Un tema, questo, non a caso fatto oggetto su 'Avvenire' di un ampio dibattito a più voci durante la campagna elettorale 2018 e messo al centro della riflessione anche da un banchiere come Carlo Messina, il Ceo di Intesa Sanpaolo (oggi intervistato da Marco Girardo a pagina 9, ndr). Una riforma del fisco sempre a parole auspicata, ma mai realizzata, dopo quella guidata ben oltre 40 anni fa da Bruno Visentini, andrebbe finalmente affrontata, con un occhio di riguardo per le famiglie e il lavoro; e, in tale ambito, muovendo con determinazione una lotta incessante alle evasioni, alle elusioni e al lavoro nero, di cui invece si è tornato troppo poco a parlare. Sia chiaro: non siamo all’indicazione di una solidarietà nazionale in sedicesimo.

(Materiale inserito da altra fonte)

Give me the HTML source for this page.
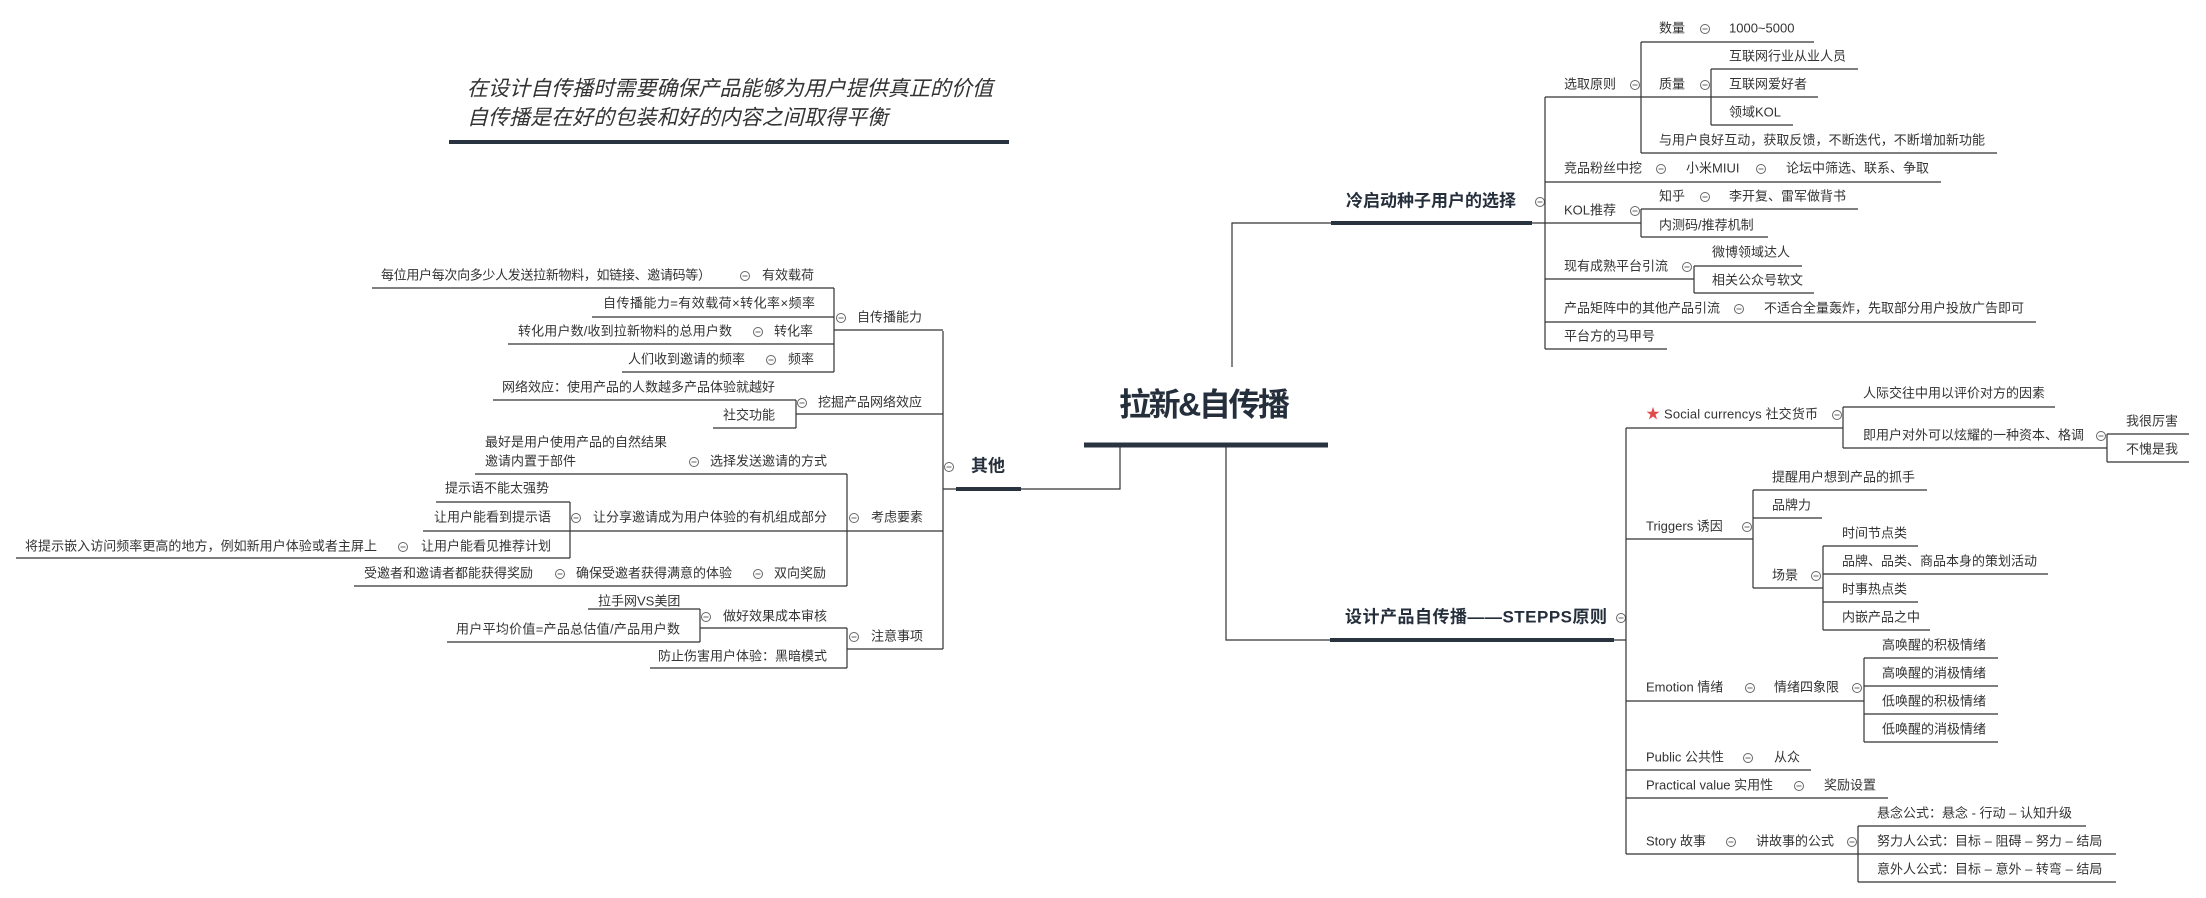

Ma è il pericolo del precipizio che induce ogni persona di buona volontà, che anche solo marginalmente conosca i rischi incombenti in un pur difficile quadro internazionale, a fare tutto ciò che è possibile per evitarlo, nel caso dell’Italia di oggi impostando e sostenendo operazioni che riformino e innovino il tessuto economico-sociale e amministrativo. Le responsabilità di ciascuna parte sono e restano nette, e nessuno può illudersi di sfuggirle. Se, però, le forze dell’attuale maggioranza preferiranno marcare una loro presunta esclusiva sul 'cambiamento', se si persevererà nella miopia rispetto a problemi e rischi, se l’attenzione sarà rivolta prevalentemente alla campagna per il voto europeo visto, come una sorta di ordalìa tra le stesse forze di governo, e nello stesso tempo si indugerà su manovrepannicelli caldi (quale rischia di essere anche il cosiddetto 'pacchetto crescita'), allora le responsabilità di azioni e omissioni saranno chiare.
Non ci si può rifugiare in richieste e polemiche scriteriate, come quella sull’ipotesi di sottrazione delle riserve auree alla proprietà della Banca d’Italia, sulla costituzionalmente illegittima statizzazione di quest’ultima, sull’utilizzo in chiave propagandistica dell’inchiesta parlamentare sulle banche 'et similia'. Occorre superare una evidente condizione di stallo, perché l’Italia non regredisca in una condizione 'da stalla'. E veramente il tempo si è fatto breve.